It is now very likely that the US Federal Reserve will raise interest rates when they meet in March. Ahead of that meeting, several Federal Reserve policy-makers have been making statements signaling the move.
William Dudley, who heads the New York Federal Reserve, pointed to data “…consistent with the economy continuing to grow at an above-trend pace…” in a February 28th interview with CNN. Because Dudley is widely viewed as a rate hike skeptic, his positive statements are being interpreted on Wall Street as a particularly strong sign that a rate hike is coming at the next meeting.
On the same day, the Financial Times reported that market odds of a March rise were as high as 80%. The article points out that the odds had shot up from as low as 36% the previous Tuesday. That same week, Robert Kaplan, president of the Federal Reserve Bank of Dallas said “We would be well-served taking the next step in the not-too-distant future…”

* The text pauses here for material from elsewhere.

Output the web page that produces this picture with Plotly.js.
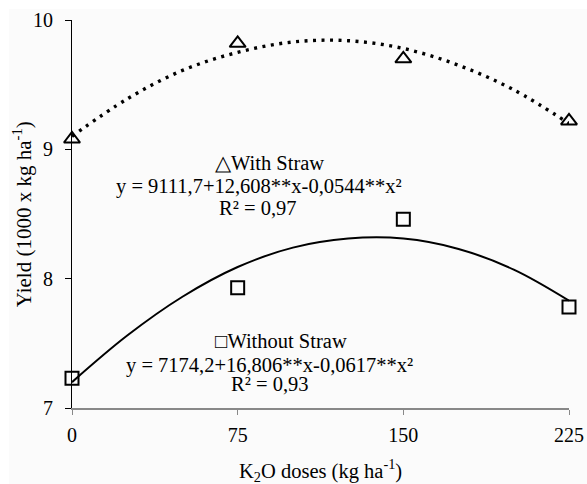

John Williams, the president of the San Francisco Fed, said last Tuesday that a March hike would be “very much on the table for serious consideration.”

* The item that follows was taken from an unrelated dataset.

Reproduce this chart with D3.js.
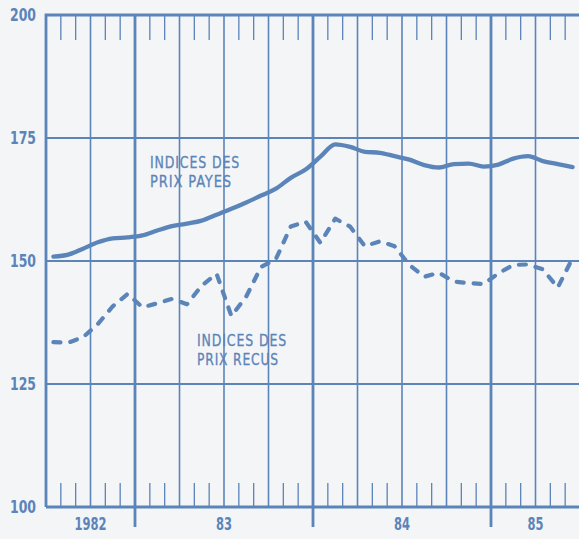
<!DOCTYPE html>
<html>
<head>
<meta charset="utf-8">
<script src="https://cdn.jsdelivr.net/npm/d3@7"></script>
<style>
  body { margin: 0; background: #f4f5f7; }
  svg { display: block; }
</style>
</head>
<body>
<svg id="chart"></svg>
<script>
// monthly data, Jul 1982 - Jun 1985
const months = [
  "1982-07", "1982-08", "1982-09", "1982-10", "1982-11", "1982-12",
  "1983-01", "1983-02", "1983-03", "1983-04", "1983-05", "1983-06",
  "1983-07", "1983-08", "1983-09", "1983-10", "1983-11", "1983-12",
  "1984-01", "1984-02", "1984-03", "1984-04", "1984-05", "1984-06",
  "1984-07", "1984-08", "1984-09", "1984-10", "1984-11", "1984-12",
  "1985-01", "1985-02", "1985-03", "1985-04", "1985-05", "1985-06"
];
const prixPayes = [
  150.9, 151.3, 152.5, 153.8, 154.6, 154.8,
  155.2, 156.2, 157.1, 157.6, 158.2, 159.4,
  160.6, 161.9, 163.3, 164.7, 166.9, 168.6,
  171.2, 173.7, 173.2, 172.2, 172.0, 171.3,
  170.6, 169.5, 169.0, 169.7, 169.8, 169.2,
  169.6, 170.8, 171.3, 170.3, 169.7, 169.1
];
const prixRecus = [
  133.5, 133.4, 134.5, 137.2, 140.8, 143.3,
  140.6, 141.4, 142.3, 141.2, 145.0, 147.4,
  138.8, 142.8, 148.8, 150.4, 157.0, 158.0,
  153.7, 158.6, 157.0, 153.0, 154.0, 153.0,
  149.2, 146.8, 147.6, 145.8, 145.5, 145.3,
  147.5, 149.2, 149.3, 148.3, 144.6, 150.6
];
const yTicks = [100, 125, 150, 175, 200];
const yearLabels = ["1982", "83", "84", "85"];

const width = 579;
const height = 539;
const margin = { top: 15, right: -1, bottom: 32, left: 46 };
const blue = "#5b84b9";
const font = "'Liberation Sans Narrow', 'DejaVu Sans Condensed', sans-serif";

const svg = d3.select("#chart").attr("width", width).attr("height", height);

// month index scale (0 = start of Jul 1982)
const x = d3.scaleLinear()
  .domain([0, months.length])
  .range([margin.left, width - margin.right]);

const y = d3.scaleLinear()
  .domain([100, 200])
  .range([height - margin.bottom, margin.top]);

const y0 = y(100), yTop = y(200);
const grid = svg.append("g").attr("stroke", blue).attr("fill", "none");

// vertical lines: years (thick), quarters, month ticks top and bottom
d3.range(1, months.length + 1).forEach(m => {
  const label = m < months.length ? months[m] : "1985-07";
  const mon = +label.slice(5);
  const xx = x(m);
  if (mon === 1) {
    grid.append("line").attr("x1", xx).attr("x2", xx)
      .attr("y1", yTop).attr("y2", y0 + 20).attr("stroke-width", 2.8);
  } else if ((mon - 1) % 3 === 0) {
    grid.append("line").attr("x1", xx).attr("x2", xx)
      .attr("y1", yTop).attr("y2", y0).attr("stroke-width", 1.6);
  } else {
    grid.append("line").attr("x1", xx).attr("x2", xx)
      .attr("y1", yTop).attr("y2", yTop + 25).attr("stroke-width", 1.3);
    grid.append("line").attr("x1", xx).attr("x2", xx)
      .attr("y1", y0 - 24).attr("y2", y0).attr("stroke-width", 1.3);
  }
});

// horizontal gridlines
[125, 150, 175].forEach(v => {
  grid.append("line").attr("x1", x(0)).attr("x2", width)
    .attr("y1", y(v)).attr("y2", y(v)).attr("stroke-width", 1.8);
});

// frame: left, top, bottom
grid.append("path")
  .attr("d", `M${x(0)},${y0}V${yTop}H${width}M${x(0)},${y0}H${width}`)
  .attr("stroke-width", 2.8);

// y labels
const yAxis = svg.append("g")
  .attr("transform", `translate(${margin.left - 10},0)`)
  .call(d3.axisLeft(y).tickValues(yTicks).tickSize(0).tickPadding(0));
yAxis.select(".domain").remove();
yAxis.selectAll("text")
  .attr("fill", blue)
  .style("font-family", font)
  .style("font-weight", "bold")
  .style("font-size", "17px")
  .attr("textLength", 26)
  .attr("lengthAdjust", "spacingAndGlyphs");

// year labels centred in each year span
const yearStarts = [0, 6, 18, 30, 36];
yearLabels.forEach((lab, i) => {
  svg.append("text")
    .attr("x", (x(yearStarts[i]) + x(yearStarts[i + 1])) / 2)
    .attr("y", y0 + 23)
    .attr("text-anchor", "middle")
    .attr("fill", blue)
    .style("font-family", font)
    .style("font-weight", "bold")
    .style("font-size", "17px")
    .attr("textLength", lab.length * 8)
    .attr("lengthAdjust", "spacingAndGlyphs")
    .text(lab);
});

// lines
const line = d3.line()
  .x((d, i) => x(i + 0.5))
  .y(d => y(d))
  .curve(d3.curveMonotoneX);

svg.append("path")
  .datum(prixPayes)
  .attr("fill", "none")
  .attr("stroke", blue)
  .attr("stroke-width", 4.3)
  .attr("stroke-linecap", "round")
  .attr("stroke-linejoin", "round")
  .attr("d", line);

svg.append("path")
  .datum(prixRecus)
  .attr("fill", "none")
  .attr("stroke", blue)
  .attr("stroke-width", 4.2)
  .attr("stroke-dasharray", "7,10")
  .attr("stroke-linecap", "round")
  .attr("stroke-linejoin", "round")
  .attr("d", line.curve(d3.curveLinear));

// series labels
const seriesLabels = [
  { lines: ["INDICES DES", "PRIX PAYES"], x: 150, y: 168 },
  { lines: ["INDICES DES", "PRIX RECUS"], x: 197, y: 346 }
];
seriesLabels.forEach(s => {
  s.lines.forEach((t, i) => {
    svg.append("text")
      .attr("x", s.x)
      .attr("y", s.y + i * 19)
      .attr("fill", blue)
      .style("font-family", font)
      .style("font-size", "16px")
      .style("font-weight", "500")
      .style("letter-spacing", "1px")
      .attr("stroke", blue)
      .attr("stroke-width", 0.3)
      .attr("textLength", t.length === 11 ? 90 : 82)
      .attr("lengthAdjust", "spacingAndGlyphs")
      .text(t);
  });
});
</script>
</body>
</html>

While it looks likely to happen anyway, a rate hike in March presents a few problems for investors. The new Trump administration has yet to present detailed budget proposals. That, and the uncertainties regarding tax policy and spending initiatives coming out of Congress, presents some risk down the line. Another release of jobs data will also be coming out just a few days before the March meeting. Anything out of line with expectations may have a big impact.
Nevertheless, if you are listening to what our decision-makers are saying in public, you will likely agree with the head of the Philadelphia Fed, Patrick Harker, who stated last week “I see three hikes as appropriate for 2017, assuming things stay on track”.